**STATED EXERCISE**
Starting at the first line of the data, print each line verbatim up to and including the line bearing "1.29e-2, 1.27e-2, 1.32e-2];", omitting pictures.

**DATA SECTION**
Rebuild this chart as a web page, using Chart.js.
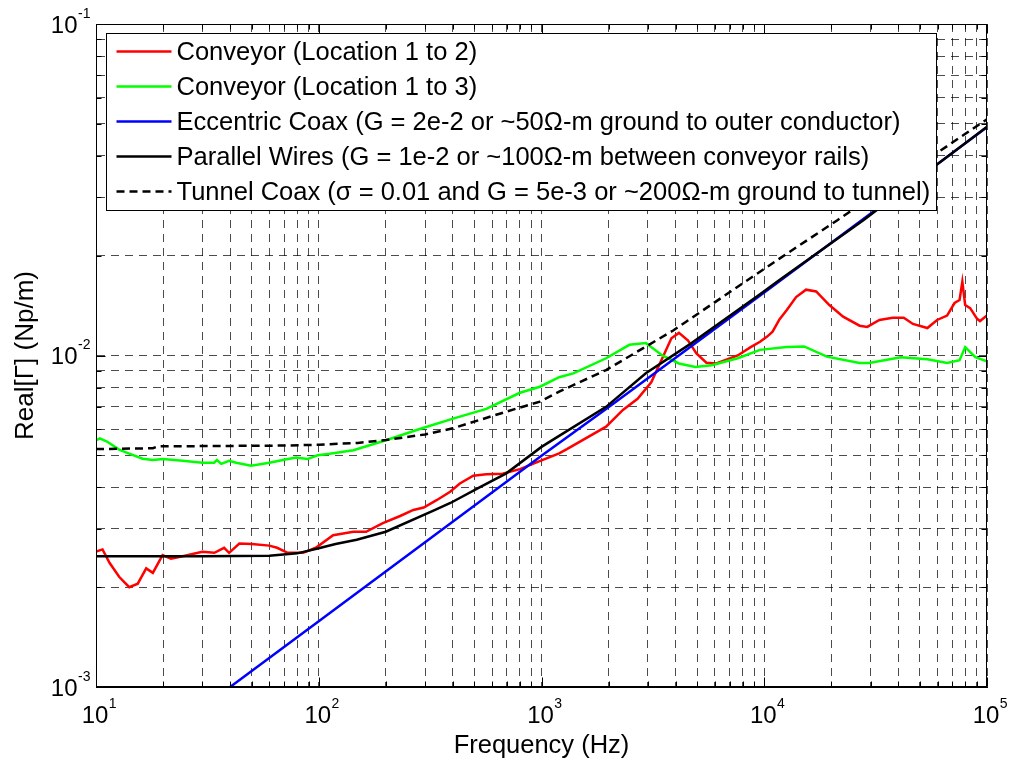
<!DOCTYPE html>
<html>
<head>
<meta charset="utf-8">
<title>Real[Γ] vs Frequency</title>
<script src="https://cdn.jsdelivr.net/npm/chart.js@4.4.1/dist/chart.umd.min.js"></script>
<style>
  html, body { margin: 0; padding: 0; background: #fff; }
  #wrap { width: 1011px; height: 761px; }
</style>
</head>
<body>
<div id="wrap"><canvas id="gammaChart" width="1011" height="761"></canvas></div>
<script>
// ---- data (Hz, Np/m) ----
const redFreq = [10, 10.7, 11.5, 12.7, 14.1, 15.4, 16.8, 18, 19.9, 21.7, 24.5, 30, 34, 37.6, 39.6, 44, 50, 60, 65, 72.5, 85, 97,
  116, 143, 163, 194, 232, 266, 296, 338, 389, 430, 494, 565, 668, 800, 950, 1200, 1300, 1950, 2320, 2700, 3110, 3510, 3830,
  4140, 4550, 4960, 5500, 6090, 7600, 8690, 9570, 10300, 10900, 11700, 12600, 13900, 15400, 17100, 19600, 22600, 26800,
  29000, 32900, 37700, 42300, 46500, 54000, 59700, 66200, 71500, 75300, 77500, 79800, 84000, 90300, 93000, 100000];
const redVal = [2.56e-3, 2.60e-3, 2.37e-3, 2.15e-3, 2.0e-3, 2.05e-3, 2.28e-3, 2.21e-3, 2.5e-3, 2.44e-3, 2.48e-3, 2.56e-3, 2.54e-3,
  2.63e-3, 2.54e-3, 2.71e-3, 2.70e-3, 2.67e-3, 2.63e-3, 2.54e-3, 2.54e-3, 2.63e-3, 2.87e-3, 2.94e-3, 2.94e-3, 3.12e-3, 3.28e-3,
  3.42e-3, 3.48e-3, 3.66e-3, 3.88e-3, 4.11e-3, 4.34e-3, 4.38e-3, 4.40e-3, 4.54e-3, 4.76e-3, 5.07e-3, 5.22e-3, 6.1e-3, 6.85e-3,
  7.4e-3, 8.3e-3, 9.92e-3, 1.127e-2, 1.17e-2, 1.11e-2, 1.015e-2, 9.51e-3, 9.46e-3, 1.0e-2, 1.06e-2, 1.1e-2, 1.14e-2, 1.18e-2,
  1.285e-2, 1.37e-2, 1.5e-2, 1.58e-2, 1.56e-2, 1.42e-2, 1.31e-2, 1.23e-2, 1.22e-2, 1.28e-2, 1.30e-2, 1.30e-2, 1.245e-2, 1.21e-2,
  1.28e-2, 1.32e-2, 1.44e-2, 1.47e-2, 1.67e-2, 1.42e-2, 1.39e-2, 1.29e-2, 1.27e-2, 1.32e-2];

const greenFreq = [10, 10.4, 11.2, 12.7, 14.1, 16.2, 18, 20, 24.5, 30, 33.9, 34.9, 36.5, 39.6, 42.6, 49.7, 60, 69, 79, 89, 99, 112,
  143, 202, 284, 401, 565, 800, 984, 1200, 1390, 1950, 2480, 2940, 3490, 4140, 4900, 5810, 7600, 9570, 12600, 15100, 19100,
  26800, 29600, 41000, 54000, 66200, 75300, 79800, 88700, 100000];
const greenVal = [5.55e-3, 5.62e-3, 5.5e-3, 5.2e-3, 5.06e-3, 4.88e-3, 4.84e-3, 4.87e-3, 4.81e-3, 4.75e-3, 4.75e-3, 4.84e-3, 4.71e-3,
  4.81e-3, 4.75e-3, 4.65e-3, 4.75e-3, 4.84e-3, 4.92e-3, 4.87e-3, 5.0e-3, 5.05e-3, 5.18e-3, 5.56e-3, 6.0e-3, 6.45e-3, 6.9e-3,
  7.72e-3, 8.05e-3, 8.6e-3, 8.83e-3, 9.81e-3, 1.077e-2, 1.09e-2, 1.0e-2, 9.46e-3, 9.24e-3, 9.34e-3, 9.81e-3, 1.04e-2, 1.06e-2,
  1.065e-2, 9.92e-3, 9.5e-3, 9.5e-3, 9.88e-3, 9.74e-3, 9.5e-3, 9.68e-3, 1.06e-2, 9.88e-3, 9.6e-3];

const blueFreq = [40, 100, 1000, 1950, 10000, 100000];
const blueVal = [1.0e-3, 1.58e-3, 4.98e-3, 6.9e-3, 1.55e-2, 4.88e-2];

const blackFreq = [10, 30, 60, 80, 100, 119, 148, 200, 333, 390, 527, 695, 1000, 1200, 1950, 2940, 4700, 9570, 11700, 27850, 100000];
const blackVal = [2.48e-3, 2.48e-3, 2.49e-3, 2.53e-3, 2.62e-3, 2.70e-3, 2.78e-3, 2.94e-3, 3.42e-3, 3.59e-3, 4.0e-3, 4.41e-3,
  5.3e-3, 5.72e-3, 7.0e-3, 8.84e-3, 1.088e-2, 1.53e-2, 1.69e-2, 2.56e-2, 4.9e-2];

const dashFreq = [10, 18, 19, 70, 100, 150, 200, 300, 400, 695, 984, 1200, 1950, 3900, 9570, 11700, 21300, 50000, 100000];
const dashVal = [5.22e-3, 5.25e-3, 5.32e-3, 5.35e-3, 5.38e-3, 5.45e-3, 5.56e-3, 5.78e-3, 6.03e-3, 6.77e-3, 7.26e-3, 7.78e-3,
  9.04e-3, 1.19e-2, 1.79e-2, 1.96e-2, 2.56e-2, 3.77e-2, 5.16e-2];

const seriesLabels = [
  'Conveyor (Location 1 to 2)',
  'Conveyor (Location 1 to 3)',
  'Eccentric Coax (G = 2e-2 or ~50Ω-m ground to outer conductor)',
  'Parallel Wires (G = 1e-2 or ~100Ω-m between conveyor rails)',
  'Tunnel Coax (σ = 0.01 and G = 5e-3 or ~200Ω-m ground to tunnel)'
];

// axis ticks: decades and their exponent labels
const xTickValues = [10, 100, 1000, 10000, 100000];
const xTickExps = ['1', '2', '3', '4', '5'];
const yTickValues = [0.001, 0.01, 0.1];
const yTickExps = ['-3', '-2', '-1'];
const minorSteps = [2, 3, 4, 5, 6, 7, 8, 9];

const xLabel = 'Frequency (Hz)';
const yLabel = 'Real[Γ] (Np/m)';

// grid values: every decade plus 2..9 inside it
function logGrid(decades) {
  const out = [];
  decades.forEach((d, i) => {
    out.push(d);
    if (i < decades.length - 1) minorSteps.forEach(m => out.push(d * m));
  });
  return out;
}
const xGrid = logGrid(xTickValues);
const yGrid = logGrid(yTickValues);

function pairs(fs, vs) {
  return fs.map((f, i) => ({ x: f, y: vs[i] }));
}

const FONT = 'Arial, "Liberation Sans", Helvetica, sans-serif';

function isDecade(v) {
  const l = Math.log10(v);
  return Math.abs(l - Math.round(l)) < 1e-9;
}

function baseWidth(ctx) {
  ctx.font = '24px ' + FONT;
  return ctx.measureText('10').width;
}
function drawPow(ctx, exp, left, baseline) {
  ctx.font = '24px ' + FONT;
  ctx.fillText('10', left, baseline);
  const w = ctx.measureText('10').width;
  ctx.font = '14px ' + FONT;
  ctx.fillText(exp, left + w + 0.5, baseline - 15);
}
function powWidth(ctx, exp) {
  const w = baseWidth(ctx);
  ctx.font = '14px ' + FONT;
  return w + 0.5 + ctx.measureText(exp).width;
}

const matlabAxes = {
  id: 'matlabAxes',
  afterDraw(chart) {
    const { ctx, chartArea: a, scales: { x, y } } = chart;
    const L = Math.round(a.left) + 0.5, R = Math.round(a.right) - 0.5;
    const T = Math.round(a.top) + 0.5, B = Math.round(a.bottom) - 0.5;
    ctx.save();
    ctx.strokeStyle = '#000';
    ctx.lineWidth = 1;
    ctx.setLineDash([]);
    ctx.strokeRect(L, T, R - L, B - T);

    // inward tick marks on all four sides
    ctx.beginPath();
    xGrid.forEach(v => {
      const px = Math.round(x.getPixelForValue(v)) + 0.5;
      const len = isDecade(v) ? 9 : 5;
      ctx.moveTo(px, B); ctx.lineTo(px, B - len);
      ctx.moveTo(px, T); ctx.lineTo(px, T + len);
    });
    yGrid.forEach(v => {
      const py = Math.round(y.getPixelForValue(v)) + 0.5;
      const len = isDecade(v) ? 9 : 5;
      ctx.moveTo(L, py); ctx.lineTo(L + len, py);
      ctx.moveTo(R, py); ctx.lineTo(R - len, py);
    });
    ctx.stroke();

    // tick labels 10^n ("10" centred on the tick, exponent to its right)
    ctx.fillStyle = '#000';
    ctx.textBaseline = 'alphabetic';
    ctx.textAlign = 'left';
    xTickValues.forEach((v, i) => {
      const px = x.getPixelForValue(v);
      const w = baseWidth(ctx);
      drawPow(ctx, xTickExps[i], px - w / 2 - 1, B + 36);
    });
    yTickValues.forEach((v, i) => {
      const py = y.getPixelForValue(v);
      const w = powWidth(ctx, yTickExps[i]);
      drawPow(ctx, yTickExps[i], L - 6 - w, py + 8.5);
    });

    // axis titles
    ctx.textAlign = 'center';
    ctx.font = '25.5px ' + FONT;
    ctx.fillText(xLabel, (a.left + a.right) / 2, 753);
    ctx.save();
    ctx.font = '26px ' + FONT;
    ctx.translate(33, (a.top + a.bottom) / 2);
    ctx.rotate(-Math.PI / 2);
    ctx.fillText(yLabel, 0, 0);
    ctx.restore();

    // legend box inside the axes, top-left
    const sets = chart.data.datasets;
    ctx.font = '22px ' + FONT;
    let maxW = 0;
    sets.forEach(d => { maxW = Math.max(maxW, ctx.measureText(d.label).width); });
    const fs = Math.max(18, Math.min(26, 22 * 754 / maxW));
    ctx.font = fs + 'px ' + FONT;
    maxW = 0;
    sets.forEach(d => { maxW = Math.max(maxW, ctx.measureText(d.label).width); });
    const bx = Math.round(a.left) + 10.5, by = Math.round(a.top) + 9.5;
    const textX = bx + 70;
    const bw = Math.round(textX + maxW + 6 - bx), bh = 177;
    ctx.fillStyle = '#fff';
    ctx.fillRect(bx, by, bw, bh);
    ctx.strokeStyle = '#000';
    ctx.lineWidth = 1;
    ctx.strokeRect(bx, by, bw, bh);
    ctx.textAlign = 'left';
    ctx.textBaseline = 'middle';
    sets.forEach((d, i) => {
      const cy = by + 18 + i * 35;
      ctx.strokeStyle = d.borderColor;
      ctx.lineWidth = d.borderWidth;
      ctx.setLineDash(d.borderDash || []);
      ctx.beginPath();
      ctx.moveTo(bx + 10, cy);
      ctx.lineTo(bx + 65, cy);
      ctx.stroke();
      ctx.setLineDash([]);
      ctx.fillStyle = '#000';
      ctx.fillText(d.label, textX, cy + 1);
    });
    ctx.restore();
  }
};

function series(label, fs, vs, color, order, dash) {
  return {
    label: label,
    data: pairs(fs, vs),
    borderColor: color,
    backgroundColor: color,
    borderWidth: 2.5,
    borderDash: dash || [],
    pointRadius: 0,
    tension: 0,
    fill: false,
    order: order
  };
}

const gridOpts = { color: 'rgba(0,0,0,0.7)', lineWidth: 1, drawTicks: false };
const borderOpts = { display: true, color: '#000', width: 1, dash: [8, 6] };

new Chart(document.getElementById('gammaChart'), {
  type: 'line',
  data: {
    datasets: [
      series(seriesLabels[0], redFreq, redVal, '#ff0000', 5),
      series(seriesLabels[1], greenFreq, greenVal, '#00ff00', 4),
      series(seriesLabels[2], blueFreq, blueVal, '#0000ff', 3),
      series(seriesLabels[3], blackFreq, blackVal, '#000000', 2),
      series(seriesLabels[4], dashFreq, dashVal, '#000000', 1, [8, 5])
    ]
  },
  options: {
    responsive: false,
    animation: false,
    devicePixelRatio: 1,
    layout: { padding: { left: 96, top: 24, right: 24, bottom: 74 } },
    plugins: { legend: { display: false }, tooltip: { enabled: false } },
    scales: {
      x: {
        type: 'logarithmic', min: 10, max: 100000,
        afterBuildTicks: s => { s.ticks = xGrid.map(v => ({ value: v })); },
        ticks: { display: false },
        grid: gridOpts,
        border: borderOpts
      },
      y: {
        type: 'logarithmic', min: 0.001, max: 0.1,
        afterBuildTicks: s => { s.ticks = yGrid.map(v => ({ value: v })); },
        ticks: { display: false },
        grid: gridOpts,
        border: borderOpts
      }
    }
  },
  plugins: [matlabAxes]
});
</script>
</body>
</html>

**RESULT FOR THIS TASK**
Rebuild this chart as a web page, using Chart.js.
<!DOCTYPE html>
<html>
<head>
<meta charset="utf-8">
<title>Real[Γ] vs Frequency</title>
<script src="https://cdn.jsdelivr.net/npm/chart.js@4.4.1/dist/chart.umd.min.js"></script>
<style>
  html, body { margin: 0; padding: 0; background: #fff; }
  #wrap { width: 1011px; height: 761px; }
</style>
</head>
<body>
<div id="wrap"><canvas id="gammaChart" width="1011" height="761"></canvas></div>
<script>
// ---- data (Hz, Np/m) ----
const redFreq = [10, 10.7, 11.5, 12.7, 14.1, 15.4, 16.8, 18, 19.9, 21.7, 24.5, 30, 34, 37.6, 39.6, 44, 50, 60, 65, 72.5, 85, 97,
  116, 143, 163, 194, 232, 266, 296, 338, 389, 430, 494, 565, 668, 800, 950, 1200, 1300, 1950, 2320, 2700, 3110, 3510, 3830,
  4140, 4550, 4960, 5500, 6090, 7600, 8690, 9570, 10300, 10900, 11700, 12600, 13900, 15400, 17100, 19600, 22600, 26800,
  29000, 32900, 37700, 42300, 46500, 54000, 59700, 66200, 71500, 75300, 77500, 79800, 84000, 90300, 93000, 100000];
const redVal = [2.56e-3, 2.60e-3, 2.37e-3, 2.15e-3, 2.0e-3, 2.05e-3, 2.28e-3, 2.21e-3, 2.5e-3, 2.44e-3, 2.48e-3, 2.56e-3, 2.54e-3,
  2.63e-3, 2.54e-3, 2.71e-3, 2.70e-3, 2.67e-3, 2.63e-3, 2.54e-3, 2.54e-3, 2.63e-3, 2.87e-3, 2.94e-3, 2.94e-3, 3.12e-3, 3.28e-3,
  3.42e-3, 3.48e-3, 3.66e-3, 3.88e-3, 4.11e-3, 4.34e-3, 4.38e-3, 4.40e-3, 4.54e-3, 4.76e-3, 5.07e-3, 5.22e-3, 6.1e-3, 6.85e-3,
  7.4e-3, 8.3e-3, 9.92e-3, 1.127e-2, 1.17e-2, 1.11e-2, 1.015e-2, 9.51e-3, 9.46e-3, 1.0e-2, 1.06e-2, 1.1e-2, 1.14e-2, 1.18e-2,
  1.285e-2, 1.37e-2, 1.5e-2, 1.58e-2, 1.56e-2, 1.42e-2, 1.31e-2, 1.23e-2, 1.22e-2, 1.28e-2, 1.30e-2, 1.30e-2, 1.245e-2, 1.21e-2,
  1.28e-2, 1.32e-2, 1.44e-2, 1.47e-2, 1.67e-2, 1.42e-2, 1.39e-2, 1.29e-2, 1.27e-2, 1.32e-2];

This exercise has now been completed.